# Required task:
Under this line sits a listing. Repeat exactly and only its lines from the one holding "Give me the Bokeh source for this chart." through the one holding "1.630, 1.849, 2.095]"; skip pictures.

....

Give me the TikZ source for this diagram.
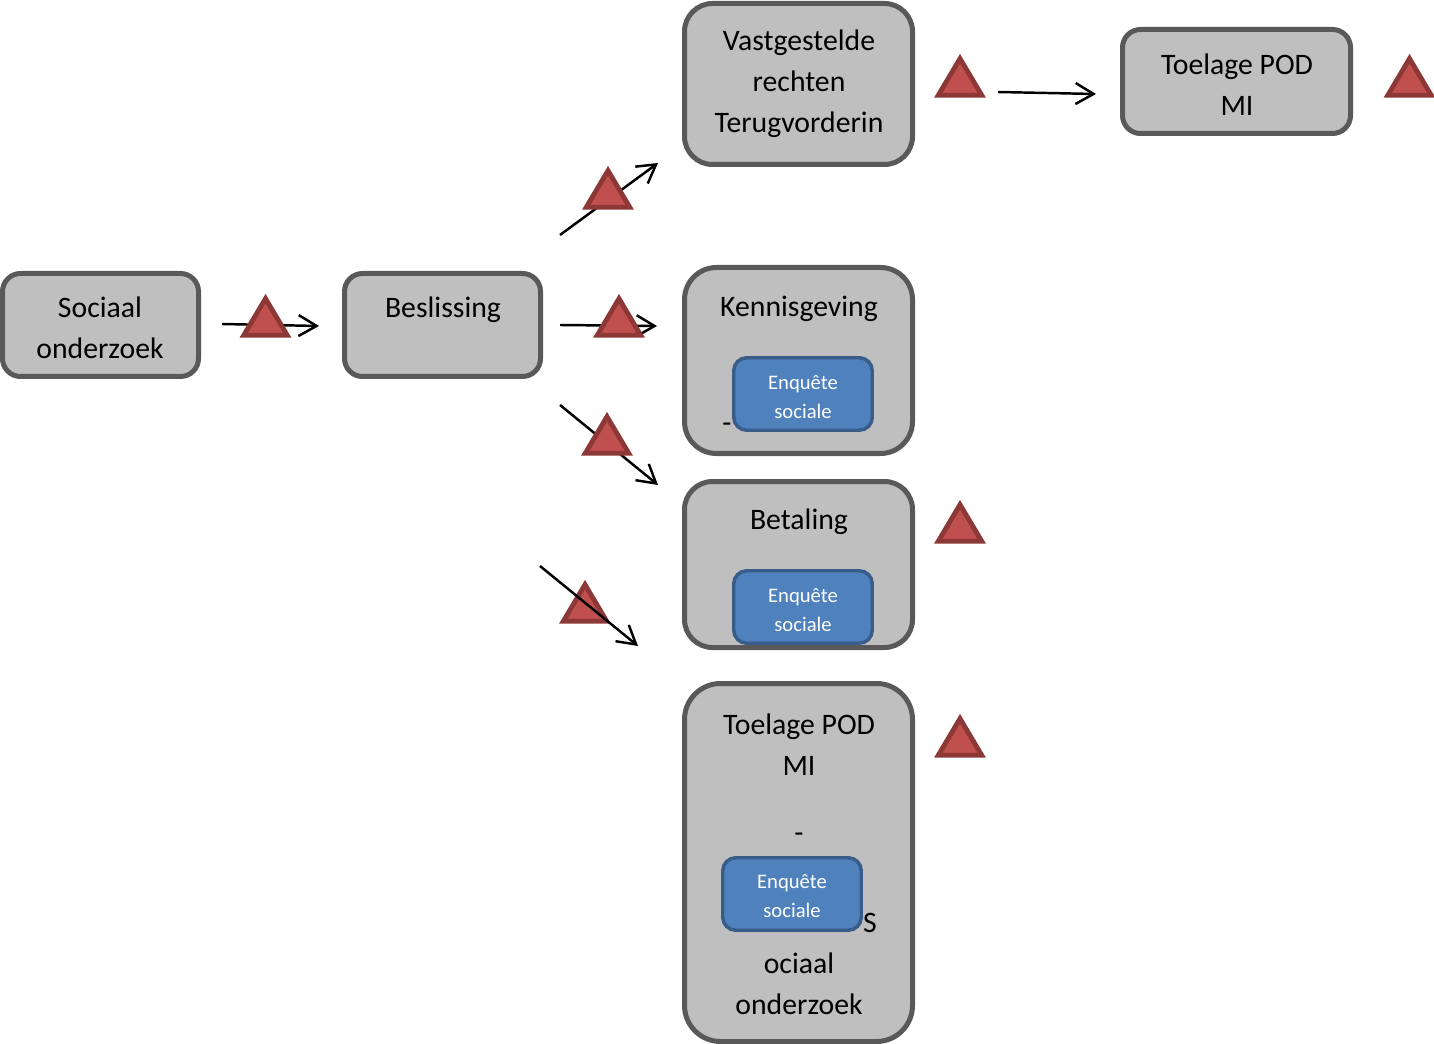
\documentclass[tikz,border=0pt]{standalone}
\usepackage{fontspec}
\setmainfont{Carlito}
\usetikzlibrary{arrows.meta}
\definecolor{boxfill}{HTML}{BFBFBF}
\definecolor{boxline}{HTML}{595959}
\definecolor{bluefill}{HTML}{4F81BD}
\definecolor{blueline}{HTML}{385D8A}
\definecolor{trifill}{HTML}{C0504D}
\definecolor{triline}{HTML}{8C3836}
\newlength{\pxu}\setlength{\pxu}{0.75pt}
\newcommand{\mainfs}{\fontsize{22.3pt}{30.75pt}\selectfont}
\newcommand{\smallfs}{\fontsize{15.5pt}{21.75pt}\selectfont}
% \rbox{style}{name}{x1}{y1}{x2}{y2}{line width}{radius}
\newcommand{\rbox}[8]{%
  \pgfmathsetmacro{\bw}{#5-#3-#7}\pgfmathsetmacro{\bh}{#6-#4-#7}%
  \node[#1,minimum width=\bw*\pxu,minimum height=\bh*\pxu,rounded corners=#8*\pxu] (#2) at ({(#3+#5)/2},{(#4+#6)/2}) {};}
\tikzset{
  x=0.75pt,y=-0.75pt,
  graybox/.style={draw=boxline,fill=boxfill,line width=3.75pt,inner sep=0pt,outer sep=0pt},
  bluebox/.style={draw=blueline,fill=bluefill,line width=2.6pt,inner sep=0pt,outer sep=0pt},
  txtmain/.style={font=\mainfs,text=black,align=center,inner sep=0pt},
  txtsmall/.style={font=\smallfs,text=white,align=center,inner sep=0pt},
  conn/.style={draw=black,line width=1.85pt,-{Straight Barb[length=13.5pt,width=15.75pt]}},
  warn/.pic={\path[fill=trifill,draw=triline,line width=3.6pt,miter limit=10]
    (0,3.6) -- (21.7,40.2) -- (-21.7,40.2) -- cycle;}
}
\begin{document}
\begin{tikzpicture}
\useasboundingbox (0,0) rectangle (1434,1044);
% boxes
\rbox{graybox}{sociaal}{0}{271}{201}{379}{5}{18}
\rbox{graybox}{beslissing}{342}{271}{543}{379}{5}{18}
\rbox{graybox}{vast}{682}{1}{915}{167}{5}{28}
\rbox{graybox}{toelageA}{1120}{27}{1353}{136}{5}{18}
\rbox{graybox}{kennis}{682}{265}{915}{456}{5}{32}
\rbox{graybox}{betaling}{682}{479}{915}{650}{5}{28}
\rbox{graybox}{toelageB}{682}{681}{915}{1044}{5}{36}
\rbox{bluebox}{enqA}{732}{356}{874}{432}{3.5}{13}
\rbox{bluebox}{enqB}{732}{569}{874}{645}{3.5}{13}
\rbox{bluebox}{enqC}{721}{856}{863}{932}{3.5}{13}
% labels
\node[txtmain] (tSociaal) at (100,328) {Sociaal\\onderzoek};
\node[txtmain] (tBeslissing) at (443,310) {Beslissing};
\node[txtmain] (tVast) at (799,84) {Vastgestelde\\rechten\\Terugvorderin};
\node[txtmain] (tToelageA) at (1237,85) {Toelage POD\\MI};
\node[txtmain] (tKennis) at (799,309) {Kennisgeving};
\node[txtmain] (tDashA) at (727,428) {-};
\node[txtmain] (tBetaling) at (799,522) {Betaling};
\node[txtmain] (tToelageB) at (799,745) {Toelage POD\\MI};
\node[txtmain] (tDashB) at (799,838) {-};
\node[txtmain] (tS) at (870,923) {S};
\node[txtmain] (tOciaal) at (799,984) {ociaal\\onderzoek};
\node[txtsmall] (tEnqA) at (803,397) {Enquête\\sociale};
\node[txtsmall] (tEnqB) at (803,610) {Enquête\\sociale};
\node[txtsmall] (tEnqC) at (792,896) {Enquête\\sociale};
% connector ends
\coordinate (a1) at (222,324); \coordinate (a2) at (319,326);
\coordinate (b1) at (560,325); \coordinate (b2) at (657,326);
\coordinate (c1) at (560,235); \coordinate (c2) at (658,163);
\coordinate (d1) at (560,405); \coordinate (d2) at (658,485);
\coordinate (e1) at (540,566); \coordinate (e2) at (638,646);
\coordinate (f1) at (998,92); \coordinate (f2) at (1096,94);
% connectors under the triangles
\draw[conn] (a1) -- (a2);
\draw[conn] (b1) -- (b2);
\draw[conn] (c1) -- (c2);
\draw[conn] (d1) -- (d2);
\draw[conn] (f1) -- (f2);
% triangles (position = apex, outer)
\pic at (265.5,295) {warn};
\pic at (619,295) {warn};
\pic at (608,167) {warn};
\pic at (607,413) {warn};
\pic at (585,581) {warn};
\pic at (960,55) {warn};
\pic at (1409.5,55) {warn};
\pic at (960,501) {warn};
\pic at (960,715) {warn};
% connector over its triangle
\draw[conn] (e1) -- (e2);
\end{tikzpicture}
\end{document}
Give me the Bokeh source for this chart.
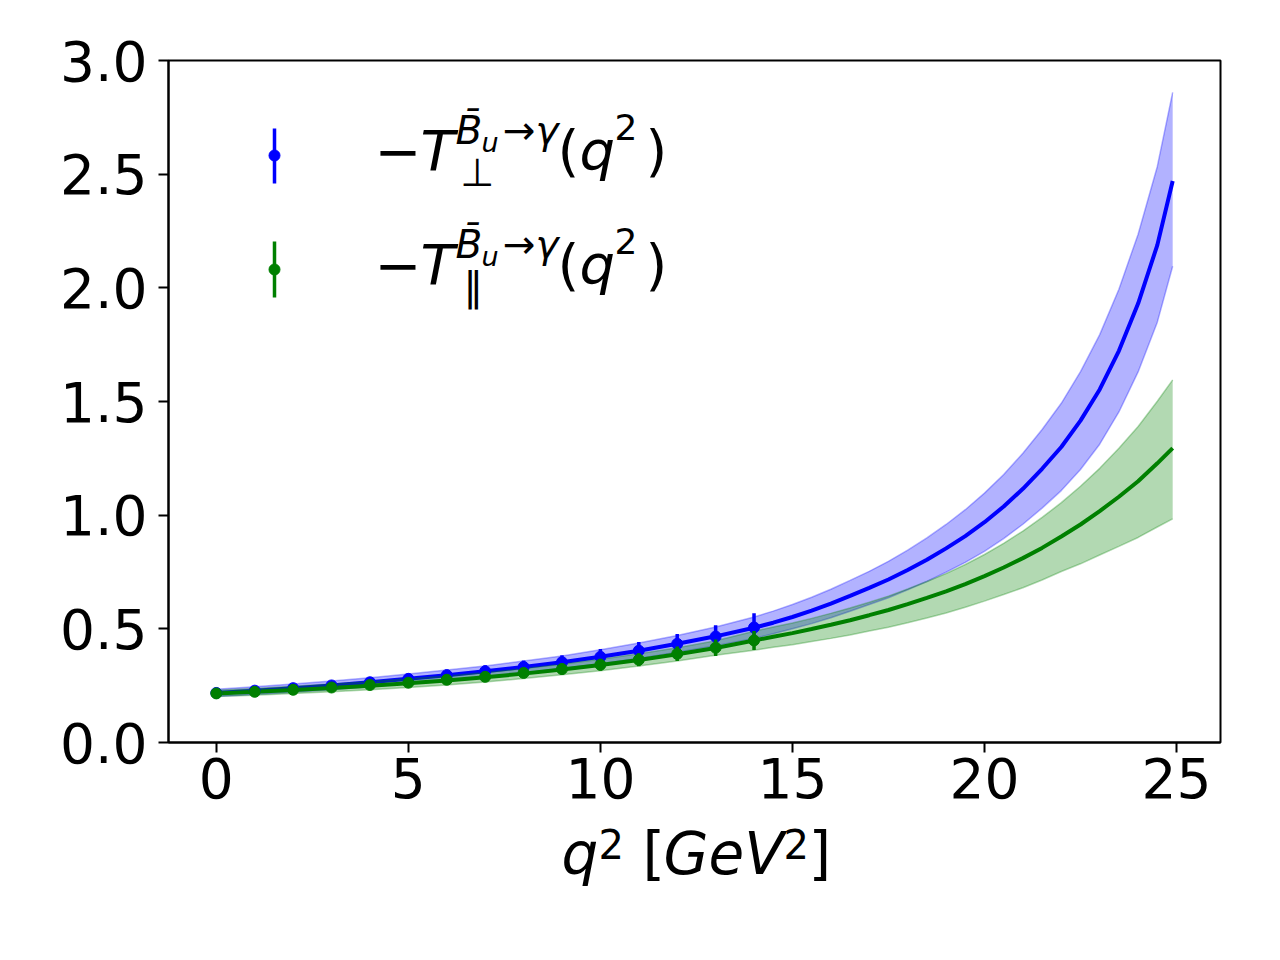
from bokeh.plotting import figure
from bokeh.layouts import column
from bokeh.models import Range1d, FixedTicker, PrintfTickFormatter, Label
from bokeh.embed import file_html
from bokeh.resources import INLINE

# ---------------- data ----------------
q_curve = [0, 1, 2, 3, 4, 5, 6, 7, 8, 9, 10, 11, 12, 13,
           14, 14.5, 15, 15.5, 16, 16.5, 17, 17.5, 18, 18.5, 19, 19.5,
           20, 20.5, 21, 21.5, 22, 22.5, 23, 23.5, 24, 24.5, 24.9]

perp_central = [0.218, 0.228, 0.239, 0.251, 0.265, 0.280, 0.296, 0.313, 0.332, 0.353,
                0.377, 0.404, 0.434, 0.467,
                0.505, 0.527, 0.552, 0.580, 0.611, 0.645, 0.680, 0.717, 0.759, 0.804,
                0.854, 0.908, 0.969, 1.038, 1.116, 1.204, 1.300, 1.416, 1.553, 1.723,
                1.931, 2.188, 2.470]
perp_upper = [0.234, 0.245, 0.257, 0.270, 0.285, 0.301, 0.319, 0.337, 0.358, 0.381,
              0.408, 0.438, 0.471, 0.508,
              0.552, 0.578, 0.607, 0.639, 0.674, 0.713, 0.753, 0.797, 0.846, 0.900,
              0.959, 1.024, 1.097, 1.179, 1.272, 1.377, 1.492, 1.631, 1.794, 1.994,
              2.236, 2.534, 2.860]
perp_lower = [0.202, 0.211, 0.221, 0.232, 0.245, 0.259, 0.273, 0.289, 0.306, 0.325,
              0.346, 0.370, 0.397, 0.426,
              0.458, 0.478, 0.500, 0.523, 0.549, 0.577, 0.607, 0.637, 0.672, 0.708,
              0.749, 0.792, 0.841, 0.897, 0.960, 1.031, 1.108, 1.201, 1.312, 1.454,
              1.630, 1.849, 2.095]

par_central = [0.216, 0.223, 0.231, 0.240, 0.250, 0.261, 0.273, 0.287, 0.303, 0.321,
               0.341, 0.363, 0.388, 0.416,
               0.449, 0.465, 0.481, 0.499, 0.518, 0.538, 0.560, 0.583, 0.609, 0.636,
               0.665, 0.697, 0.732, 0.770, 0.811, 0.856, 0.906, 0.959, 1.018, 1.081,
               1.149, 1.228, 1.295]
par_upper = [0.230, 0.238, 0.247, 0.257, 0.268, 0.280, 0.293, 0.308, 0.325, 0.344,
             0.366, 0.390, 0.417, 0.448,
             0.489, 0.508, 0.526, 0.546, 0.568, 0.592, 0.617, 0.644, 0.675, 0.708,
             0.743, 0.783, 0.827, 0.876, 0.930, 0.990, 1.055, 1.127, 1.206, 1.294,
             1.390, 1.501, 1.595]
par_lower = [0.202, 0.208, 0.215, 0.223, 0.232, 0.242, 0.253, 0.266, 0.281, 0.298,
             0.316, 0.336, 0.359, 0.384,
             0.406, 0.419, 0.430, 0.444, 0.458, 0.473, 0.490, 0.507, 0.527, 0.548,
             0.570, 0.595, 0.622, 0.651, 0.681, 0.715, 0.752, 0.786, 0.825, 0.863,
             0.902, 0.948, 0.984]

q_points = [0, 1, 2, 3, 4, 5, 6, 7, 8, 9, 10, 11, 12, 13, 14]
perp_points = [0.218, 0.228, 0.239, 0.251, 0.265, 0.280, 0.296, 0.313, 0.332, 0.353,
               0.377, 0.404, 0.434, 0.466, 0.506]
perp_err = [0.010, 0.013, 0.016, 0.019, 0.021, 0.023, 0.025, 0.027, 0.029, 0.031,
            0.034, 0.038, 0.043, 0.050, 0.062]
par_points = [0.216, 0.223, 0.232, 0.242, 0.253, 0.263, 0.276, 0.289, 0.306, 0.323,
              0.342, 0.364, 0.390, 0.417, 0.449]
par_err = [0.008, 0.009, 0.010, 0.011, 0.012, 0.014, 0.016, 0.018, 0.021, 0.024,
           0.026, 0.029, 0.032, 0.036, 0.042]

x_ticks = [0, 5, 10, 15, 20, 25]
y_ticks = [0.0, 0.5, 1.0, 1.5, 2.0, 2.5, 3.0]

# ---------------- layout ----------------
X0, X1 = -1.245, 26.145
Y0, Y1 = 0.0, 3.0
FL, FT, FW, FH = 168, 60, 1052, 682   # frame position in picture pixels
W = 1264
H1 = 821                              # main figure height
H2 = 944 - H1                         # strip below holding the x-axis title

def dx(px):
    return X0 + (px - FL) / FW * (X1 - X0)

def dy(py):
    return Y0 + (FT + FH - py) / FH * (Y1 - Y0)

FONT = "DejaVu Sans"
BASE_SHIFT = 0.41   # compensation (in em) for the label baseline placement

p = figure(width=W, height=H1, x_range=Range1d(X0, X1), y_range=Range1d(Y0, Y1),
           output_backend="svg", toolbar_location=None,
           min_border_left=FL, min_border_right=W - FL - FW,
           min_border_top=FT, min_border_bottom=H1 - FT - FH)
p.background_fill_color = "white"
p.border_fill_color = "white"
p.outline_line_color = "black"
p.outline_line_width = 2
p.outline_line_alpha = 1.0
p.xgrid.visible = False
p.ygrid.visible = False

p.xaxis.ticker = FixedTicker(ticks=x_ticks)
p.yaxis.ticker = FixedTicker(ticks=y_ticks)
p.yaxis.formatter = PrintfTickFormatter(format="%.1f")
for ax in (p.xaxis, p.yaxis):
    ax.axis_line_width = 2
    ax.axis_line_color = "black"
    ax.major_tick_line_width = 2
    ax.major_tick_line_color = "black"
    ax.major_tick_out = 10
    ax.major_tick_in = 0
    ax.minor_tick_out = 0
    ax.minor_tick_in = 0
    ax.major_label_text_font = FONT
    ax.major_label_text_font_size = "55px"
    ax.major_label_text_color = "black"
p.yaxis.major_label_standoff = 11
p.xaxis.major_label_standoff = 5

# ---------------- bands and curves ----------------
BLUE = "#0000ff"
GREEN = "#008000"

p.varea(x=q_curve, y1=perp_lower, y2=perp_upper, fill_color=BLUE, fill_alpha=0.3)
p.line(q_curve, perp_upper, line_color=BLUE, line_alpha=0.3, line_width=1.5)
p.line(q_curve, perp_lower, line_color=BLUE, line_alpha=0.3, line_width=1.5)
p.line(q_curve, perp_central, line_color=BLUE, line_width=4)

p.varea(x=q_curve, y1=par_lower, y2=par_upper, fill_color=GREEN, fill_alpha=0.3)
p.line(q_curve, par_upper, line_color=GREEN, line_alpha=0.3, line_width=1.5)
p.line(q_curve, par_lower, line_color=GREEN, line_alpha=0.3, line_width=1.5)
p.line(q_curve, par_central, line_color=GREEN, line_width=4)

# ---------------- error-bar points ----------------
def errorbars(ys, errs, color):
    lo = [y - e for y, e in zip(ys, errs)]
    hi = [y + e for y, e in zip(ys, errs)]
    p.segment(x0=q_points, y0=lo, x1=q_points, y1=hi, line_color=color, line_width=3.5)
    p.scatter(q_points, ys, size=11, fill_color=color, line_color=color)

errorbars(perp_points, perp_err, BLUE)
errorbars(par_points, par_err, GREEN)

# ---------------- legend (hand-built) ----------------
for color, (top, mid, bot) in ((BLUE, (128, 155, 183)), (GREEN, (241, 269, 297))):
    p.segment(x0=[dx(274)], y0=[dy(top)], x1=[dx(274)], y1=[dy(bot)],
              line_color=color, line_width=3.5)
    p.scatter([dx(274)], [dy(mid)], size=11, fill_color=color, line_color=color)

def piece(fig, ymap, text, px, py, size, italic):
    fig.add_layout(Label(x=dx(px), y=ymap(py - BASE_SHIFT * size), text=text,
                         text_font=FONT, text_font_size=f"{size}px",
                         text_font_style="italic" if italic else "normal",
                         text_color="black", text_align="left",
                         text_baseline="alphabetic"))

for shift, sub in ((0, "\u22a5"), (114, "\u2016")):
    piece(p, dy, "\u2212", 374, 173 + shift, 56, False)
    piece(p, dy, "T", 420, 173 + shift, 56, True)
    piece(p, dy, "B\u0304", 455, 146 + shift, 39, True)
    piece(p, dy, "u", 481, 153 + shift, 27, True)
    piece(p, dy, "\u2192", 502, 146 + shift, 39, False)
    piece(p, dy, "\u03b3", 535, 146 + shift, 39, True)
    piece(p, dy, sub, 460 if shift == 0 else 463, 188 + shift, 39, False)
    piece(p, dy, "(", 557, 173 + shift, 56, False)
    piece(p, dy, "q", 579, 173 + shift, 56, True)
    piece(p, dy, "2", 614, 141 + shift, 36, False)
    piece(p, dy, ")", 645, 173 + shift, 56, False)

# ---------------- x-axis title strip ----------------
p2 = figure(width=W, height=H2, x_range=p.x_range, y_range=Range1d(0, H2),
            output_backend="svg", toolbar_location=None,
            x_axis_location=None, y_axis_location=None,
            min_border_left=FL, min_border_right=W - FL - FW,
            min_border_top=0, min_border_bottom=0)
p2.outline_line_color = None
p2.xgrid.visible = False
p2.ygrid.visible = False
p2.background_fill_color = "white"
p2.border_fill_color = "white"

def dy2(py):
    return H2 - (py - H1)

piece(p2, dy2, "q", 561, 877, 58, True)
piece(p2, dy2, "2", 598, 860, 40, False)
piece(p2, dy2, "[", 642, 877, 58, False)
piece(p2, dy2, "GeV", 663, 877, 58, True)
piece(p2, dy2, "2", 783, 860, 40, False)
piece(p2, dy2, "]", 808, 877, 58, False)

open("out.html", "w").write(file_html(column(p, p2), INLINE))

....

# Right answer:
Give me the Bokeh source for this chart.
from bokeh.plotting import figure
from bokeh.layouts import column
from bokeh.models import Range1d, FixedTicker, PrintfTickFormatter, Label
from bokeh.embed import file_html
from bokeh.resources import INLINE

# ---------------- data ----------------
q_curve = [0, 1, 2, 3, 4, 5, 6, 7, 8, 9, 10, 11, 12, 13,
           14, 14.5, 15, 15.5, 16, 16.5, 17, 17.5, 18, 18.5, 19, 19.5,
           20, 20.5, 21, 21.5, 22, 22.5, 23, 23.5, 24, 24.5, 24.9]

perp_central = [0.218, 0.228, 0.239, 0.251, 0.265, 0.280, 0.296, 0.313, 0.332, 0.353,
                0.377, 0.404, 0.434, 0.467,
                0.505, 0.527, 0.552, 0.580, 0.611, 0.645, 0.680, 0.717, 0.759, 0.804,
                0.854, 0.908, 0.969, 1.038, 1.116, 1.204, 1.300, 1.416, 1.553, 1.723,
                1.931, 2.188, 2.470]
perp_upper = [0.234, 0.245, 0.257, 0.270, 0.285, 0.301, 0.319, 0.337, 0.358, 0.381,
              0.408, 0.438, 0.471, 0.508,
              0.552, 0.578, 0.607, 0.639, 0.674, 0.713, 0.753, 0.797, 0.846, 0.900,
              0.959, 1.024, 1.097, 1.179, 1.272, 1.377, 1.492, 1.631, 1.794, 1.994,
              2.236, 2.534, 2.860]
perp_lower = [0.202, 0.211, 0.221, 0.232, 0.245, 0.259, 0.273, 0.289, 0.306, 0.325,
              0.346, 0.370, 0.397, 0.426,
              0.458, 0.478, 0.500, 0.523, 0.549, 0.577, 0.607, 0.637, 0.672, 0.708,
              0.749, 0.792, 0.841, 0.897, 0.960, 1.031, 1.108, 1.201, 1.312, 1.454,
              1.630, 1.849, 2.095]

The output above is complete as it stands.